Qiyang Han, Rutgers University
[in-person]

OR

Zoom Meeting: https://usc.zoom.us/j/92190922303?pwd=Q3VlN3lhWFpWd2xSOUxNL0Y4aWViUT09
Meeting ID: 921 9092 2303
Passcode: 009563

Abstract: The Convex Gaussian Min-Max Theorem (CGMT) has emerged as a prominent theoretical tool for analyzing the precise stochastic behavior of various statistical estimators in the so-called high dimensional proportional regime, where the sample size and the signal dimension are of the same order.

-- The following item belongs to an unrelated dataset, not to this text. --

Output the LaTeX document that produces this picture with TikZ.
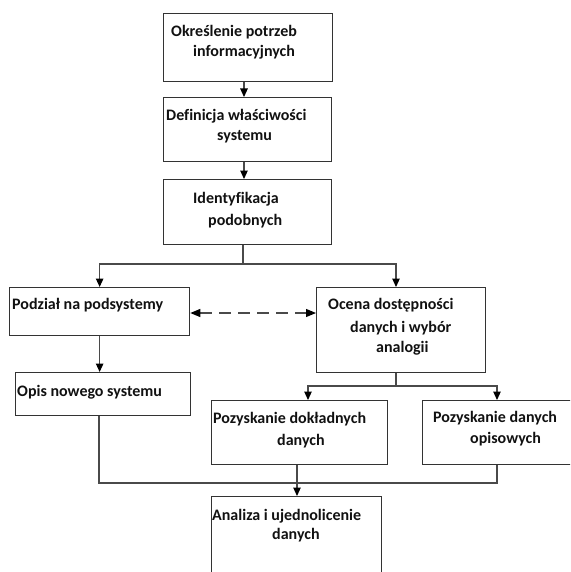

However, a well recognized limitation of the existing CGMT machinery rests in its stringent requirement on the exact Gaussianity of the design matrix, therefore rendering the obtained precise high dimensional asymptotics largely a specific Gaussian theory in various important statistical models. This work provides a structural universality framework for a broad class of regularized regression estimators that is particularly compatible with the CGMT machinery. Here universality means that if a `structure' is satisfied by the regression estimator $\hat{\mu}_G$ for a standard Gaussian design $G$, then it will also be satisfied by $\hat{\mu}_A$ for a general non-Gaussian design $A$ with independent entries. In particular, we show that with a good enough $\ell_\infty$ bound for the regression estimator $\hat{\mu}_A$, any `structural property' that can be detected via the CGMT for $\hat{\mu}_G$ also holds for $\hat{\mu}_A$ under a general design $A$ with independent entries. As a proof of concept, we demonstrate our new universality framework in three key examples of regularized regression estimators: the Ridge, Lasso and regularized robust regression estimators, where new universality properties of risk asymptotics and/or distributions of regression estimators and other related quantities are proved. As a major statistical implication of the Lasso universality results, we validate inference procedures using the degrees-of-freedom adjusted debiased Lasso under general design and error distributions. This talk is based on joint work with Yandi Shen (Chicago).